Quote, with no changes, the lines that run from the top of the material to the line with "at (502,60) (kgtext)", both included.

************

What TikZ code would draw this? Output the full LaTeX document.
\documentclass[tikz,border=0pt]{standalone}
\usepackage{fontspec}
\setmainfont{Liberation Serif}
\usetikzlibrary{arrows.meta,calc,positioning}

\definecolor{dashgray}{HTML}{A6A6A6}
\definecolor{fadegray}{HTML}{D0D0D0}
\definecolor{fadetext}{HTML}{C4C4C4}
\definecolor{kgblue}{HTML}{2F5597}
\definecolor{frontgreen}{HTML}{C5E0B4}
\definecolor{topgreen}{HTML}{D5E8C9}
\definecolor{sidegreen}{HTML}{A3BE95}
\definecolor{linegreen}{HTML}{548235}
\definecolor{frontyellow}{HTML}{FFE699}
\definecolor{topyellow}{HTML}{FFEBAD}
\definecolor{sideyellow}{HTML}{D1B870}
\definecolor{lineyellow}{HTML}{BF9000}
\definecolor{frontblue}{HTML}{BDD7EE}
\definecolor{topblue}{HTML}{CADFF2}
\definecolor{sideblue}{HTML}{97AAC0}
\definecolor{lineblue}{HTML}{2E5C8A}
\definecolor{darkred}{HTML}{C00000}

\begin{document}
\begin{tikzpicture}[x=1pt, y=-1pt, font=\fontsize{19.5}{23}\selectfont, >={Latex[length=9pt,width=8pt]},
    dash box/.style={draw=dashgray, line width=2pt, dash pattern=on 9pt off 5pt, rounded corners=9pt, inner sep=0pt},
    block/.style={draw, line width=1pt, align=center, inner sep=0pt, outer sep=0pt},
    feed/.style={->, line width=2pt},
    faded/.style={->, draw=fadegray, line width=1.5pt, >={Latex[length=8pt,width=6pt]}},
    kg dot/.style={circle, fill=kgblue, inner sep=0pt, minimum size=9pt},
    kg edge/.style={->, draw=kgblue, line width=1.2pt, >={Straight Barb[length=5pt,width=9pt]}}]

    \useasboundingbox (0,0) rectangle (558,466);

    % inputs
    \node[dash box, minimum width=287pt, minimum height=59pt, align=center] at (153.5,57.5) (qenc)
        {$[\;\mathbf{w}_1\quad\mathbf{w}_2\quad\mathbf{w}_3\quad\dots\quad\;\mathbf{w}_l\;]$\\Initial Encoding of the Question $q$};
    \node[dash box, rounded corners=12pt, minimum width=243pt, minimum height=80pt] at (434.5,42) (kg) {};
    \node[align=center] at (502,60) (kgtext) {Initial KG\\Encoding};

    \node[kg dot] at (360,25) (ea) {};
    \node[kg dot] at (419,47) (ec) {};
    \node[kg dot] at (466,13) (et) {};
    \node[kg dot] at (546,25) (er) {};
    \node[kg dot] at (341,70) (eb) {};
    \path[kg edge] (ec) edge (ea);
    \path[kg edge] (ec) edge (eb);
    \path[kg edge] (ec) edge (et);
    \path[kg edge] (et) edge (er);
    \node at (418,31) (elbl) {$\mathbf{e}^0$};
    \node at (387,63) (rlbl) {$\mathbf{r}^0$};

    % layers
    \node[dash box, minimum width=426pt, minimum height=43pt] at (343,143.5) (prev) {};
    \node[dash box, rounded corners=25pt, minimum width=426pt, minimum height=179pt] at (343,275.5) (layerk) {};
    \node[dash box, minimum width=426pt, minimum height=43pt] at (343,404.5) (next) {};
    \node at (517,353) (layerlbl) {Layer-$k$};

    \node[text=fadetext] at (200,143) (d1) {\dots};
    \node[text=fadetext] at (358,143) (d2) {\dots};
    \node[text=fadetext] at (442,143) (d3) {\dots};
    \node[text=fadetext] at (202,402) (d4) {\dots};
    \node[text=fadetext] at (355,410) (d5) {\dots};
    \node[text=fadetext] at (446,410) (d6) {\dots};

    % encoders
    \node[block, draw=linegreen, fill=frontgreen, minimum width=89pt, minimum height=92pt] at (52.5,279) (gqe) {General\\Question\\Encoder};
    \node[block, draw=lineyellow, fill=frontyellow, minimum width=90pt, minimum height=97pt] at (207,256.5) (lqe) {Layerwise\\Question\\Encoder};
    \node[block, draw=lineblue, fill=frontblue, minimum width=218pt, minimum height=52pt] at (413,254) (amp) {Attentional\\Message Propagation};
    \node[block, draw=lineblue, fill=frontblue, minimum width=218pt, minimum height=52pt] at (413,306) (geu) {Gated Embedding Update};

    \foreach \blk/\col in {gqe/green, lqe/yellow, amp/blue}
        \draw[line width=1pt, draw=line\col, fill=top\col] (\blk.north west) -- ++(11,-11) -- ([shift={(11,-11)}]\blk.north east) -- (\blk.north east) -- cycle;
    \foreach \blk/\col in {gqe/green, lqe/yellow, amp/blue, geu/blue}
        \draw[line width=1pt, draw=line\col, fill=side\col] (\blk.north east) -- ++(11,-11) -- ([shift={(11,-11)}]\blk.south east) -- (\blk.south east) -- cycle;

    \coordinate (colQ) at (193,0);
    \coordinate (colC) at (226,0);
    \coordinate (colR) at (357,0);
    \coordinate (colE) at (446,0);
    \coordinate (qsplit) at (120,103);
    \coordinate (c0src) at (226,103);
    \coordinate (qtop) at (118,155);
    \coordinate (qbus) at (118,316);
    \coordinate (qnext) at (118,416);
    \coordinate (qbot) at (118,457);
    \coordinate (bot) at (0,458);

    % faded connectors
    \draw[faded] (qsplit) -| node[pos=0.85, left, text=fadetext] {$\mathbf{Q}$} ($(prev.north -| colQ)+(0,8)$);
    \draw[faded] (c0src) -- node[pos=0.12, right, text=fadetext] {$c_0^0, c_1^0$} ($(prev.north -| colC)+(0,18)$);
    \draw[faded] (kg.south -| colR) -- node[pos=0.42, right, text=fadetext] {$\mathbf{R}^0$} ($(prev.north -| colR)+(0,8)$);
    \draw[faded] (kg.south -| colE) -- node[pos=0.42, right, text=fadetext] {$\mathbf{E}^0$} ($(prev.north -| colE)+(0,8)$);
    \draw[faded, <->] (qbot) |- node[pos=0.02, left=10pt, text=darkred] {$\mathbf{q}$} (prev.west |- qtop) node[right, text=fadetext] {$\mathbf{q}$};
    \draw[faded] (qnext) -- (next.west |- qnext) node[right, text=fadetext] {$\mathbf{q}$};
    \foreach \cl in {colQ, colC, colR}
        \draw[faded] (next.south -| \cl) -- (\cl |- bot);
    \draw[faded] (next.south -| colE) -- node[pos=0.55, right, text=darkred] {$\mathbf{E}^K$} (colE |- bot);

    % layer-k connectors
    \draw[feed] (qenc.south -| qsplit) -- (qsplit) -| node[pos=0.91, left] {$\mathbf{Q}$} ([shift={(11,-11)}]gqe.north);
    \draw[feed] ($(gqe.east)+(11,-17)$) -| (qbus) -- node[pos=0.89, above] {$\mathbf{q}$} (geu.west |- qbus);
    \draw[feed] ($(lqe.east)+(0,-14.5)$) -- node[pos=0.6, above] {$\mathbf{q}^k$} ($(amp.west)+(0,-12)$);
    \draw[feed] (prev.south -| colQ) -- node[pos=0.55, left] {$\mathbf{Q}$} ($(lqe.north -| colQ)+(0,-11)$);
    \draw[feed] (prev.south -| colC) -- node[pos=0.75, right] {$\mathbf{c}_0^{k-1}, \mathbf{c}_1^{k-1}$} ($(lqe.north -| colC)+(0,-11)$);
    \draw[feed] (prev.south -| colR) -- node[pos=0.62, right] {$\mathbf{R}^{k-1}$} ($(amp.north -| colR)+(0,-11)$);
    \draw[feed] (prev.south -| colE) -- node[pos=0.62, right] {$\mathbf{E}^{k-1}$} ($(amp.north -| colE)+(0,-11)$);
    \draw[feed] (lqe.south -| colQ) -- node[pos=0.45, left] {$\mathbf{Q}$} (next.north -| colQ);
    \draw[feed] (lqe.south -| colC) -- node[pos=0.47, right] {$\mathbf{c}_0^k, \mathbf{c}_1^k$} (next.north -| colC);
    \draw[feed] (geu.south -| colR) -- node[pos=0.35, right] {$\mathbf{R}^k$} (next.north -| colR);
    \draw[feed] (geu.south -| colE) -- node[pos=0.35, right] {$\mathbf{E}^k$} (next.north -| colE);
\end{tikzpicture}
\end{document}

************

TASK RESPONSE:
What TikZ code would draw this? Output the full LaTeX document.
\documentclass[tikz,border=0pt]{standalone}
\usepackage{fontspec}
\setmainfont{Liberation Serif}
\usetikzlibrary{arrows.meta,calc,positioning}

\definecolor{dashgray}{HTML}{A6A6A6}
\definecolor{fadegray}{HTML}{D0D0D0}
\definecolor{fadetext}{HTML}{C4C4C4}
\definecolor{kgblue}{HTML}{2F5597}
\definecolor{frontgreen}{HTML}{C5E0B4}
\definecolor{topgreen}{HTML}{D5E8C9}
\definecolor{sidegreen}{HTML}{A3BE95}
\definecolor{linegreen}{HTML}{548235}
\definecolor{frontyellow}{HTML}{FFE699}
\definecolor{topyellow}{HTML}{FFEBAD}
\definecolor{sideyellow}{HTML}{D1B870}
\definecolor{lineyellow}{HTML}{BF9000}
\definecolor{frontblue}{HTML}{BDD7EE}
\definecolor{topblue}{HTML}{CADFF2}
\definecolor{sideblue}{HTML}{97AAC0}
\definecolor{lineblue}{HTML}{2E5C8A}
\definecolor{darkred}{HTML}{C00000}

\begin{document}
\begin{tikzpicture}[x=1pt, y=-1pt, font=\fontsize{19.5}{23}\selectfont, >={Latex[length=9pt,width=8pt]},
    dash box/.style={draw=dashgray, line width=2pt, dash pattern=on 9pt off 5pt, rounded corners=9pt, inner sep=0pt},
    block/.style={draw, line width=1pt, align=center, inner sep=0pt, outer sep=0pt},
    feed/.style={->, line width=2pt},
    faded/.style={->, draw=fadegray, line width=1.5pt, >={Latex[length=8pt,width=6pt]}},
    kg dot/.style={circle, fill=kgblue, inner sep=0pt, minimum size=9pt},
    kg edge/.style={->, draw=kgblue, line width=1.2pt, >={Straight Barb[length=5pt,width=9pt]}}]

    \useasboundingbox (0,0) rectangle (558,466);

    % inputs
    \node[dash box, minimum width=287pt, minimum height=59pt, align=center] at (153.5,57.5) (qenc)
        {$[\;\mathbf{w}_1\quad\mathbf{w}_2\quad\mathbf{w}_3\quad\dots\quad\;\mathbf{w}_l\;]$\\Initial Encoding of the Question $q$};
    \node[dash box, rounded corners=12pt, minimum width=243pt, minimum height=80pt] at (434.5,42) (kg) {};
    \node[align=center] at (502,60) (kgtext) {Initial KG\\Encoding};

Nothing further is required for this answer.